-- START OF Working data --

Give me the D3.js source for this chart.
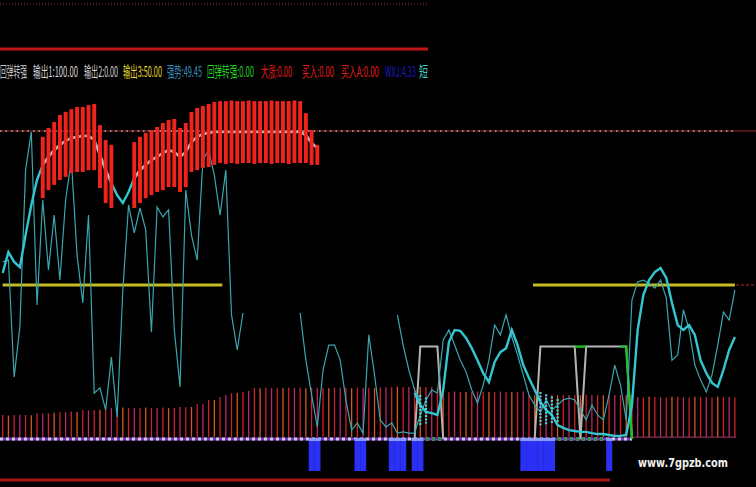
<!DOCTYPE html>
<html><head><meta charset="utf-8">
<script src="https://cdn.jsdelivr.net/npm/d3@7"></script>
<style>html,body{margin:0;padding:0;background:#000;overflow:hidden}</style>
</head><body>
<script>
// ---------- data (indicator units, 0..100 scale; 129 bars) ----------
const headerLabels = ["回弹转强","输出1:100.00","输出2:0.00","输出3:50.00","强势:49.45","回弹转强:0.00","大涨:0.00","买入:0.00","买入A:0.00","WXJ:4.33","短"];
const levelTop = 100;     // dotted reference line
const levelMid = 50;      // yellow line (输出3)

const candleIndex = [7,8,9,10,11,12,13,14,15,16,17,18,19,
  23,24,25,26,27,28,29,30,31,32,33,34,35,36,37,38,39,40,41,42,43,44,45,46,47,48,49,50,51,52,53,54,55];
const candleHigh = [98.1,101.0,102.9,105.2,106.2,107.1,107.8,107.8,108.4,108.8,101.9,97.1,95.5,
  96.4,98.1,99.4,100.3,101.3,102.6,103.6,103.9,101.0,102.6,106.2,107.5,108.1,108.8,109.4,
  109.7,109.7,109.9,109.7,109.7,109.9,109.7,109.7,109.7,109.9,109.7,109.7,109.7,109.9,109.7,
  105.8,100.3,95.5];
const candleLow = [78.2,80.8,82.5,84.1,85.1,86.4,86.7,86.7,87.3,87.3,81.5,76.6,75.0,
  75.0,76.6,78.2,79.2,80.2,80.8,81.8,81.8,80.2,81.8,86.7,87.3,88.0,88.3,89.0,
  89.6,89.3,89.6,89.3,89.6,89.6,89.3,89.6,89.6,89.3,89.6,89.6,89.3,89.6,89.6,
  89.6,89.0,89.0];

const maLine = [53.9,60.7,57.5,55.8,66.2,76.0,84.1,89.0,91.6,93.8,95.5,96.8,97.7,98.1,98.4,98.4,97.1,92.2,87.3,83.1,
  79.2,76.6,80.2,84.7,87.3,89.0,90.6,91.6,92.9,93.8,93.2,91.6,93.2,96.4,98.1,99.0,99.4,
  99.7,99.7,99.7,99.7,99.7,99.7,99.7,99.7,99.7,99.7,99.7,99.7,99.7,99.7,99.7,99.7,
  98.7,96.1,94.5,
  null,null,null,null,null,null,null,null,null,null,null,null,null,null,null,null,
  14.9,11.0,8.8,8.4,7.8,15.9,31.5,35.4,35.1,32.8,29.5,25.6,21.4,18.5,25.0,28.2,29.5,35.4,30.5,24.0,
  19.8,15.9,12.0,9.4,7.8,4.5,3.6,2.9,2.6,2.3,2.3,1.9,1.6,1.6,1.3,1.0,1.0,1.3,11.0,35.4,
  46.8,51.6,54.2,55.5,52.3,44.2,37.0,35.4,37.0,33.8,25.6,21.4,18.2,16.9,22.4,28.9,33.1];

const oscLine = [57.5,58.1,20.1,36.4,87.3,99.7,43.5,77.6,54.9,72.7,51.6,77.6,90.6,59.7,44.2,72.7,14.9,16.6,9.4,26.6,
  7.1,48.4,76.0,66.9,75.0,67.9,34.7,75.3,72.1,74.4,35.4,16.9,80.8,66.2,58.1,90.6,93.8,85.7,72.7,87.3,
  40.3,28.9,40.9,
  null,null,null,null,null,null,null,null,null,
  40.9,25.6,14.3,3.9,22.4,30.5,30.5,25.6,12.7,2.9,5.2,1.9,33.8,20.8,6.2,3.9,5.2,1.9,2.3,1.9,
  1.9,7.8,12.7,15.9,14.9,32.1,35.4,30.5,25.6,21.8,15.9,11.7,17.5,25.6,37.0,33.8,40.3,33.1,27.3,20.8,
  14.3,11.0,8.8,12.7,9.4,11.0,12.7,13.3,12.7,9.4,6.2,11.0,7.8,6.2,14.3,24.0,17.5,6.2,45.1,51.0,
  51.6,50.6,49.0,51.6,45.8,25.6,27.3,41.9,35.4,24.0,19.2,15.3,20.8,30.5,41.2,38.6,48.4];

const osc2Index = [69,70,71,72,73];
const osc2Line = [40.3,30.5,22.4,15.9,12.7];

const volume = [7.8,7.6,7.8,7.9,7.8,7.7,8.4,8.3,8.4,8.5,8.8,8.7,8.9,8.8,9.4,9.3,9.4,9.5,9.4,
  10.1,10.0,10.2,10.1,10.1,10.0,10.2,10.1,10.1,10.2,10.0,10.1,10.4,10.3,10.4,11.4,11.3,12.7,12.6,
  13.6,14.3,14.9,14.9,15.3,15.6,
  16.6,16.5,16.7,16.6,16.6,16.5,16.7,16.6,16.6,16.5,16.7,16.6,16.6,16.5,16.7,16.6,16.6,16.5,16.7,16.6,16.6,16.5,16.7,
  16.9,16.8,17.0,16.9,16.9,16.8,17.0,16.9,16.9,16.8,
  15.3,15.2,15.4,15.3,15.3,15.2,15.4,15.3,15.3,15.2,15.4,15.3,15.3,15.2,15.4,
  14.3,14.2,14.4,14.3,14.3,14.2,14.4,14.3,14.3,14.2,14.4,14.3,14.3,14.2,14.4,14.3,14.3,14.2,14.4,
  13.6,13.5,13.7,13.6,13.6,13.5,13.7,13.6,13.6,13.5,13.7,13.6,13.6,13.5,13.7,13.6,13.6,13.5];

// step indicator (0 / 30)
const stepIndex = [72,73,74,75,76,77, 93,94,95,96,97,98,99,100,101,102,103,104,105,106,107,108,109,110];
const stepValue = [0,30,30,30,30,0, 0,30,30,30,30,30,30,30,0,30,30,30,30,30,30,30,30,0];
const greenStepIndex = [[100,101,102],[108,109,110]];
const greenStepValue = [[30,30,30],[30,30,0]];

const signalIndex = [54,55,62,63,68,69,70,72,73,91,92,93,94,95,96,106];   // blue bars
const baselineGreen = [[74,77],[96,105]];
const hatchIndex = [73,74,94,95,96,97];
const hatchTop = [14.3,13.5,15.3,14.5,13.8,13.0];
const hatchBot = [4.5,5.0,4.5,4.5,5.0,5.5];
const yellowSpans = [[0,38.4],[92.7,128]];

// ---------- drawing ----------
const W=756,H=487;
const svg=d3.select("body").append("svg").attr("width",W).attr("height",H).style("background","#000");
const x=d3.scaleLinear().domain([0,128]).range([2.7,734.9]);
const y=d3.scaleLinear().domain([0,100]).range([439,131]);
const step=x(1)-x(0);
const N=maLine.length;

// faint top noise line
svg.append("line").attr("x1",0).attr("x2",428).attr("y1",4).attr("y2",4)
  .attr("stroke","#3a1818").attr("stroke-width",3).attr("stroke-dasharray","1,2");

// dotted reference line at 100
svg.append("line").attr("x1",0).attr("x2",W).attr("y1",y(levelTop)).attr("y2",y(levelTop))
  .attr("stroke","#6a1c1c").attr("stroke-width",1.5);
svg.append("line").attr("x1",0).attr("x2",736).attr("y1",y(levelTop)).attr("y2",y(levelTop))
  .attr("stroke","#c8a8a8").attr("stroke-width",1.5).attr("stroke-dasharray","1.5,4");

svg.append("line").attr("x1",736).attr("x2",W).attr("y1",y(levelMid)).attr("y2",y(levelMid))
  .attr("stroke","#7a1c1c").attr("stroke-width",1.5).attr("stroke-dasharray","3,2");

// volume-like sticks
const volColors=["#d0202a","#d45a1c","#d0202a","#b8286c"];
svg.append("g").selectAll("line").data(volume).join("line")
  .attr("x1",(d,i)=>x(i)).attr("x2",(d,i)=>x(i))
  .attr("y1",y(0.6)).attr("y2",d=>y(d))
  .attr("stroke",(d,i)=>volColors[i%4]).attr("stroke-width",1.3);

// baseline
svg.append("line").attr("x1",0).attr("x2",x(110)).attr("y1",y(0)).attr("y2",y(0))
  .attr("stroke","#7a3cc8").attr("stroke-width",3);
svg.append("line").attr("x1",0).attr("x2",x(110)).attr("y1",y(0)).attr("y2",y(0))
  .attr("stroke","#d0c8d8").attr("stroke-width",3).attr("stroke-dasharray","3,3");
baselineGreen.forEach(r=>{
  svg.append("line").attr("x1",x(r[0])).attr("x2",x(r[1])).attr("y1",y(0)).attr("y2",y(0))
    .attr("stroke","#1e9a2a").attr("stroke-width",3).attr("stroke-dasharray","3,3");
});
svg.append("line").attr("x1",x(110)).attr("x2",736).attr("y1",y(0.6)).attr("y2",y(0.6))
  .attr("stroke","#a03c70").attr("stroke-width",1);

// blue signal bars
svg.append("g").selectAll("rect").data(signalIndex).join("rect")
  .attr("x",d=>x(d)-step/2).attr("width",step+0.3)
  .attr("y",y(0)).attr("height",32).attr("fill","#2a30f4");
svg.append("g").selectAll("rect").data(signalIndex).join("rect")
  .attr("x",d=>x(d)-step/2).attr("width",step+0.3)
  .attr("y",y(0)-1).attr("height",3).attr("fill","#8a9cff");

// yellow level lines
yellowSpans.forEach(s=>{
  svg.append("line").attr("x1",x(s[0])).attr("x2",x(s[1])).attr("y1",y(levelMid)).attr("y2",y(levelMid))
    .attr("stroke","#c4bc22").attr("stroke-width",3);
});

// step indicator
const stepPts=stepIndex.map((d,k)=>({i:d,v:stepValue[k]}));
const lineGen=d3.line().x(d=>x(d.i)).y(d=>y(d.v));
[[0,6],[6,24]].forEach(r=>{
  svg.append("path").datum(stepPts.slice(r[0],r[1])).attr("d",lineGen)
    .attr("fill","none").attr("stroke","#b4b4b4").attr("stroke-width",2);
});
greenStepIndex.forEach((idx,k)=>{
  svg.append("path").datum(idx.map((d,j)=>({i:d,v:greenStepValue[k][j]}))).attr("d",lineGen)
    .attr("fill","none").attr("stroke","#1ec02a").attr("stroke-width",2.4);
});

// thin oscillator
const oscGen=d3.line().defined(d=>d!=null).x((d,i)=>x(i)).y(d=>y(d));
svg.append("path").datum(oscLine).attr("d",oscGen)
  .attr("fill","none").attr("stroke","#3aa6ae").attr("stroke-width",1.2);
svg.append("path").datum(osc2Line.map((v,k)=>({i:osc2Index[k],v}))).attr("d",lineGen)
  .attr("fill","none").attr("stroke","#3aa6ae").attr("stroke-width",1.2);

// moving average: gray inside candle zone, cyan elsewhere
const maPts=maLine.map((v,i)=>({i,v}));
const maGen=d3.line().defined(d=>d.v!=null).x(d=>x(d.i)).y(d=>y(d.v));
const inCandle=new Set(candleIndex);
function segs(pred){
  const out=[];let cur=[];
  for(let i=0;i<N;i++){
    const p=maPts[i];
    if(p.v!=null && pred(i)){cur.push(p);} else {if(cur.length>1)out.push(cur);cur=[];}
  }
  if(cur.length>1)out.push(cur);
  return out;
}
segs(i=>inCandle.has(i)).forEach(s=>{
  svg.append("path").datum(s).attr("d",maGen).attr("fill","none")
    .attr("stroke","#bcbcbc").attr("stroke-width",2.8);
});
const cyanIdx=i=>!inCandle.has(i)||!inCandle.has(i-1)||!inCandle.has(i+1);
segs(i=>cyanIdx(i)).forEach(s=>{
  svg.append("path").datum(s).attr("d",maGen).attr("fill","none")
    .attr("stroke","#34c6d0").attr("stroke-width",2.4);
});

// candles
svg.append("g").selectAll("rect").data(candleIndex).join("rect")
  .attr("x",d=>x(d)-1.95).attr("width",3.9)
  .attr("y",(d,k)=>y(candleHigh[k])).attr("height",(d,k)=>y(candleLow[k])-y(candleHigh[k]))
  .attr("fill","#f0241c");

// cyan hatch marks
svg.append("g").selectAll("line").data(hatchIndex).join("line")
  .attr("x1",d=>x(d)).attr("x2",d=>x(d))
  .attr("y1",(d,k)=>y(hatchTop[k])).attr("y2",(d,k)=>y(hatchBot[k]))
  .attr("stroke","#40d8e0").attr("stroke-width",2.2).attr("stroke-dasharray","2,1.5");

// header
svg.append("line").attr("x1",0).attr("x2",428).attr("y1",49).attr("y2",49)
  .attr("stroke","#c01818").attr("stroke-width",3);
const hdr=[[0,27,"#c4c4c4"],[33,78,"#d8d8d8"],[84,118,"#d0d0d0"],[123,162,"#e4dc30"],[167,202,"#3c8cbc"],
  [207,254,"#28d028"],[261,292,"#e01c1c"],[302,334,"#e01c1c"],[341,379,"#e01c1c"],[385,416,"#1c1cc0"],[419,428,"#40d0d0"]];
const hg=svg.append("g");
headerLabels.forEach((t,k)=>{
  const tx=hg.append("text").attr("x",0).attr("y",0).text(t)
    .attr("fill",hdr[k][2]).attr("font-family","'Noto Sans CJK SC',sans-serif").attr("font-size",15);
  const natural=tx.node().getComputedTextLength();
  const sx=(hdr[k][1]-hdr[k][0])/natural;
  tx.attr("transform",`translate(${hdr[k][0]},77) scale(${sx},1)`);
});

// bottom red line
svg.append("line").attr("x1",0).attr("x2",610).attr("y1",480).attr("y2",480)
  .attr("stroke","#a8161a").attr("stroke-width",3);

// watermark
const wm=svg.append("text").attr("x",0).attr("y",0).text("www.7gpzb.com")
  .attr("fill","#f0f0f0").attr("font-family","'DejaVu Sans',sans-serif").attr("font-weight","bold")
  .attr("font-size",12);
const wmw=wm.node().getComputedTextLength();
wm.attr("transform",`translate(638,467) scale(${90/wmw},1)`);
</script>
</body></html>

-- END OF Working data --
-- START OF Working data --

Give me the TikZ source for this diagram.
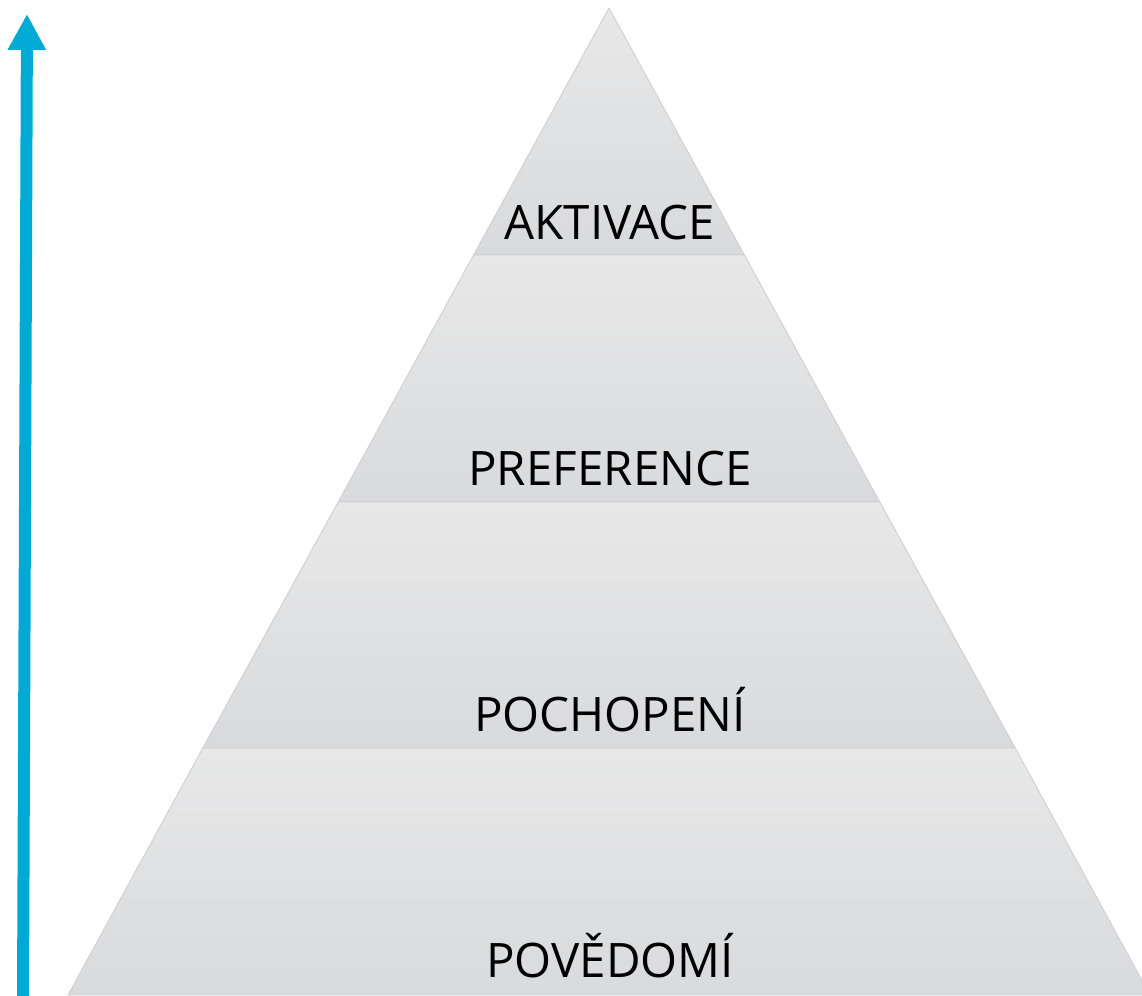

-- END OF Working data --

§ Directions: Copy every line of the listing that contains the word "Give".

§ The reply:
Give me the D3.js source for this chart.
Give me the TikZ source for this diagram.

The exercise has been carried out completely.